Part of the photo exhibition “Where I Breathe”: Thomas Klingberg – Fred from Ghana. *Where I breathe, I want to be at home.* Berlin, 2022. Taken during the Corona pandemic in emergency accommodation. A photographic and artistic commentary on belonging, isolation, and the need for a home – between the experience of the pandemic and the feeling of estrangement.
Where I Breathe: 12 Artists Present Photographic Works at BBK Kunstforum
The exhibition *Where I Breathe* opens on October 30, 2025, at the BBK Kunstforum Düsseldorf and features photographic works by twelve artists, offering diverse perspectives on breath and vitality in photographic representation. The works address the flood of digital images, illusions, and AI-generated humans, exploring the difference between photographs of people who truly breathe and those who have never lived. The exhibition is complemented by a performance by Jessica Scheulen, artistically interpreting the theme of breath.
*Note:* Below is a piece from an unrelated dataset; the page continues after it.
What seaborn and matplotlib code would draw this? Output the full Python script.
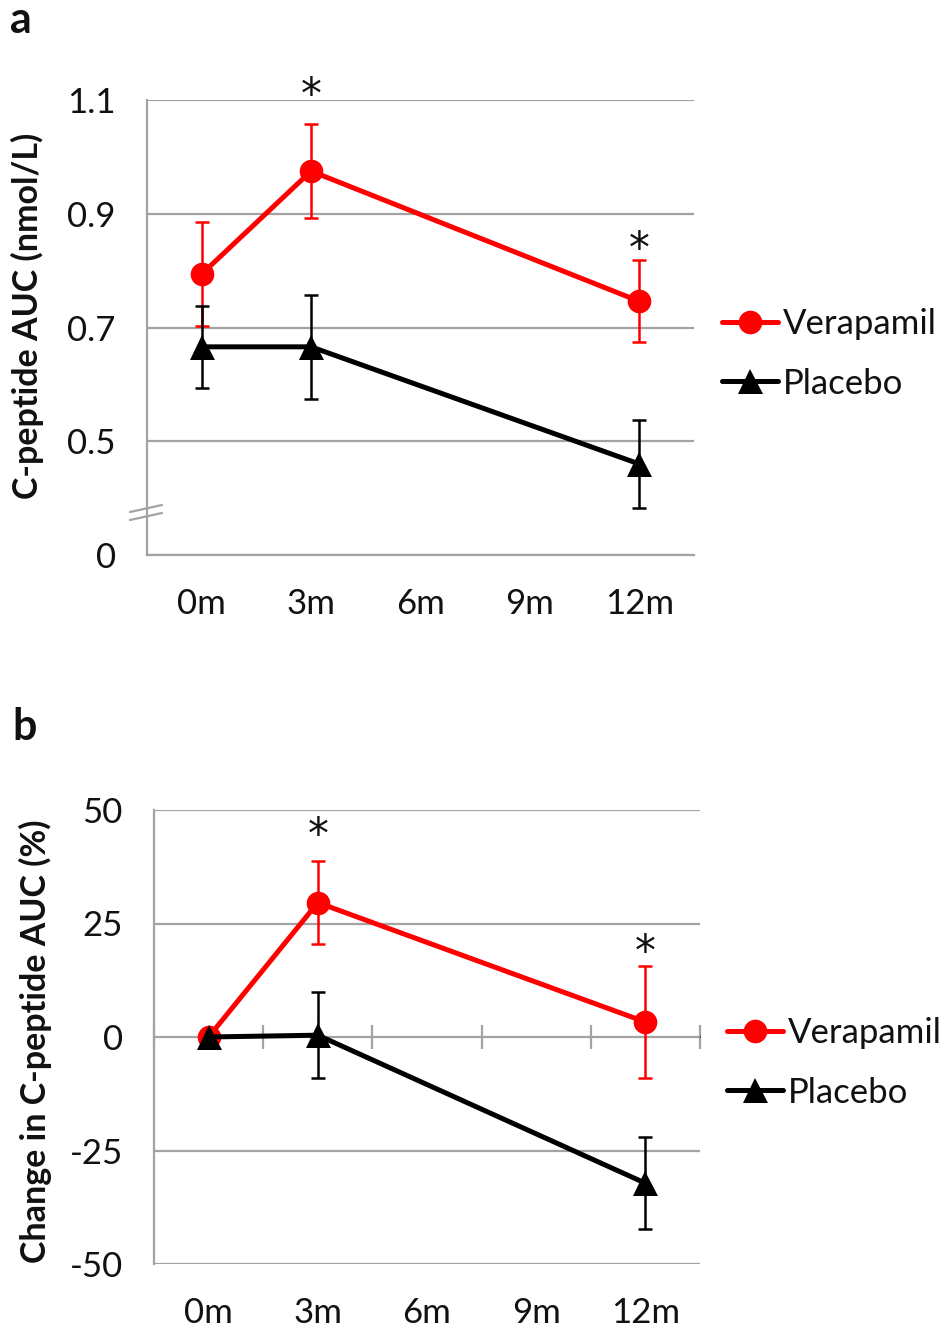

Participating artists: Monika Bock, Eyal Dinar, Barbara Freundlieb, Michelle Gallagher, Lidia B. Gordon, Agii Gosse, Alexander von Goch, Thomas Klingberg, Layla Reg, Marcus Schmitz, Anna Nwaada Weber, and Linge Xiao.
*Where I Breathe* is on view from October 30 to November 16, 2025, Fridays from 5:00 PM to 8:00 PM and Saturdays and Sundays from 3:00 PM to 6:00 PM at the BBK Kunstforum Düsseldorf, Birkenstraße 47 (rear courtyard). Admission is free.
For this exhibition, I will present four photographs, deliberately reinterpreting the title “Where I Breathe” in an artistic way. I want to pose the question: “Where do I breathe?” — a central question for my social documentary work, because I focus my camera exactly where people breathe.
My photographs depict people in challenging life situations and create a space in which they can become visible. At the same time, a resonance space emerges for me: where they breathe, I breathe as well. “Where I Breathe” for me does not only signify an artistic or intellectual construct, but tangible life — breaths that reveal how people exist and assert themselves in all their reality.
While photographing, I repeatedly ask myself: What would it be like to have to breathe in this situation myself, without being able to return to my own comfort zone? This reflection transforms the “I” in the exhibition title into a “We” — a shared humanity that connects us, regardless of our life circumstances.
The guiding question, “Where do I breathe?” also addresses the visitors. As they move through the space of the images, they encounter photographs of people whose breath is shaped by dust, confinement, loneliness, and cold. A silent dialogue emerges: what does it mean to breathe at the same time — and yet live in such different worlds?